As childhood fades and falls away, we discover that we are fruit, with purpose and ambition. But we are small, green and bitter, and we remain this way for most of our lives. We may grow larger with experience and the accumulation of resources, but inside we are hard and sour.

Eventually, if the fates give us the time, our aura takes on a golden hue, and we become soft and sweet, tender, and plump with generosity. It is at this time when we realize the true purpose of our lives: to allow ourselves to be devoured, to give ourselves away completely to our art, to our cause, to our true loves, even to our enemies. Otherwise, we risk falling from the Tree of Life undevoured, taking our succulence with us to the dark forest floor where we rot slowly among the masses who chose the same path.

But all is not lost, for even in this rotting death, our seed, our pit, the mysterious inner spark of being that we have come to call the soul, returns to the rich soil of creation where—as the ancients have promised all along—we are given the chance to live again.

September 20, 2015
A Note on Politics:

After next year’s primaries, there will be only one presidential election strategy that will matter: energize your base in the swing states of Florida, Pennsylvania and Ohio without appearing so extreme that you scare away too much of the middle.

If Jeb Bush wins the Republican nomination, he will offer up Florida on a silver platter, and he if selects John Kasich as his running mate, then Ohio is guaranteed. That’s how it will eventually play out.

In fact, right now the Republican strategy is to intentionally allow Donald Trump and others to drag the party rhetoric to the extreme right so that in the end Bush and Kasich will appear as centrists by comparison, giving them widespread support of the middle—and a landslide victory.

Whoa!
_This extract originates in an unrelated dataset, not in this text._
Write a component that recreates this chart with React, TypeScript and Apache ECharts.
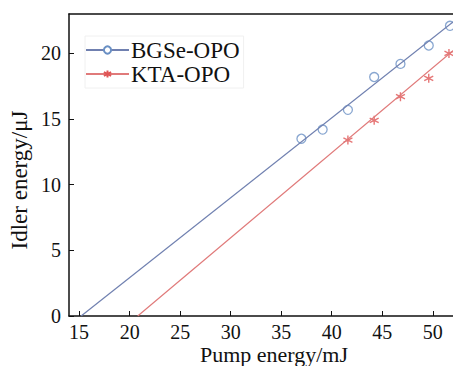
import React, { useEffect, useRef } from "react";
import * as echarts from "echarts";

const bgseX = [37.0, 39.1, 41.6, 44.2, 46.8, 49.6, 51.7];
const bgseY = [13.5, 14.2, 15.7, 18.2, 19.2, 20.6, 22.1];
const ktaX = [41.6, 44.2, 46.8, 49.6, 51.6];
const ktaY = [13.4, 14.9, 16.7, 18.1, 20.0];
const bgseFitX = [15.2, 52];
const bgseFitY = [0, 22.4];
const ktaFitX = [20.8, 52];
const ktaFitY = [0, 20.2];
const xTicks = [15, 20, 25, 30, 35, 40, 45, 50];
const yTicks = [0, 5, 10, 15, 20];

const pairs = (xs: number[], ys: number[]) => xs.map((x, i) => [x, ys[i]]);

const STAR = "path://M0,-5L0,5M-4.33,-2.5L4.33,2.5M-4.33,2.5L4.33,-2.5";
const FONT = "Liberation Serif";
const BLUE_LINE = "#7080b0";
const BLUE_PT = "#6a90c4";
const RED_LINE = "#e07a7a";
const RED_PT = "#e05555";

export default function App() {
  const ref = useRef<HTMLDivElement>(null);
  useEffect(() => {
    if (!ref.current) return;
    const chart = echarts.init(ref.current, undefined, { renderer: "svg" });
    chart.setOption({
      animation: false,
      grid: { left: 69, top: 14, right: 0, bottom: 50, outerBoundsMode: "none", containLabel: false },
      legend: {
        orient: "vertical",
        left: 85,
        top: 36,
        itemWidth: 43,
        itemHeight: 9,
        itemGap: 0,
        padding: [2, 4, 2, 0],
        borderColor: "#f0f0f0",
        borderWidth: 1,
        data: ["BGSe-OPO", "KTA-OPO"],
        textStyle: { fontFamily: FONT, fontSize: 23, lineHeight: 24, color: "#111", padding: [0, 0, 0, -3] },
      },
      xAxis: [
        {
          type: "value",
          min: 14,
          max: 52,
          name: "Pump energy/mJ",
          nameLocation: "middle",
          nameGap: 28,
          nameMoveOverlap: false,
          nameTextStyle: { fontFamily: FONT, fontSize: 22, lineHeight: 20, color: "#111", padding: [0, 0, 0, 26] },
          axisLine: { lineStyle: { color: "#111", width: 1.5 } },
          axisTick: { inside: true, length: 5, customValues: xTicks, lineStyle: { color: "#111" } },
          axisLabel: { customValues: xTicks, fontFamily: FONT, fontSize: 20, lineHeight: 18, color: "#111", margin: 7 },
          splitLine: { show: false },
        },
        {
          type: "value",
          position: "top",
          min: 14,
          max: 52,
          axisLine: { show: true, lineStyle: { color: "#111", width: 1.5 } },
          axisTick: { show: false },
          axisLabel: { show: false },
          splitLine: { show: false },
        },
      ],
      yAxis: {
        type: "value",
        min: 0,
        max: 23,
        name: "Idler energy/μJ",
        nameLocation: "middle",
        nameGap: 38,
        nameMoveOverlap: false,
        nameTextStyle: { fontFamily: FONT, fontSize: 23, color: "#111", padding: [0, 30, 0, 0] },
        axisLine: { show: true, lineStyle: { color: "#111", width: 1.5 } },
        axisTick: { show: true, inside: true, length: 5, customValues: yTicks, lineStyle: { color: "#111" } },
        axisLabel: { customValues: yTicks, fontFamily: FONT, fontSize: 20, color: "#111", margin: 8 },
        splitLine: { show: false },
      },
      series: [
        {
          name: "BGSe-OPO",
          type: "line",
          data: pairs(bgseFitX, bgseFitY),
          symbol: "emptyCircle",
          showSymbol: false,
          lineStyle: { color: BLUE_LINE, width: 1.2 },
          itemStyle: { color: BLUE_PT, borderColor: BLUE_PT, borderWidth: 1.2 },
        },
        {
          name: "BGSe-OPO",
          type: "scatter",
          data: pairs(bgseX, bgseY),
          symbol: "circle",
          symbolSize: 9,
          itemStyle: { color: "rgba(255,255,255,0)", borderColor: BLUE_PT, borderWidth: 1.3 },
        },
        {
          name: "KTA-OPO",
          type: "line",
          data: pairs(ktaFitX, ktaFitY),
          symbol: STAR,
          symbolSize: 8,
          showSymbol: false,
          lineStyle: { color: RED_LINE, width: 1.2 },
          itemStyle: { color: "rgba(0,0,0,0)", borderColor: RED_PT, borderWidth: 1.3 },
        },
        {
          name: "KTA-OPO",
          type: "scatter",
          data: pairs(ktaX, ktaY),
          symbol: STAR,
          symbolSize: 9,
          itemStyle: { color: "rgba(0,0,0,0)", borderColor: RED_PT, borderWidth: 1.4 },
        },
      ],
    });
    return () => chart.dispose();
  }, []);
  return <div ref={ref} style={{ width: 453, height: 366, position: "absolute", left: 0, top: 0 }} />;
}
Was I wrong about this!

November 15, 2017
A decade ago, the men in our family used to go fishing for speckled trout and redfish at the end of every November—in some place like Spring Creek, Florida, or Cocodrie, Louisiana. I liked Spring Creek because there was a short pier stretching out into the canal, at the end of which was a dim street light, a pay phone, and a three-legged chrome and Naugahyde chair. This was in the days before cell phones, so the men would line up on the pier waiting to sit in the chair and use the phone to call their wives. We gave each other space because no one wanted to hear another man tell his wife that she meant everything in the world to him.

August 2, 2016
At lunch today my check was for $13.34. I gave the server a twenty and she returned with my change saying, “I’m giving you an extra penny so your change is $6.67 instead of, uh, that other number.”

She meant $6.66.

I thanked her for looking out for my eternal soul and added the penny to her tip.

May 21, 2013
Every word I speak is rooted in one or more of three goals: to prove my righteousness, to express my individuality, to escape responsibility for my predicament. In other words: let me tell you why I’m right; let me tell you why I’m different; let me tell you why it’s not my fault. Rarely does even a whisper reach beyond this three-walled prison, which I continue to build myself, every day, stone by stone, including this.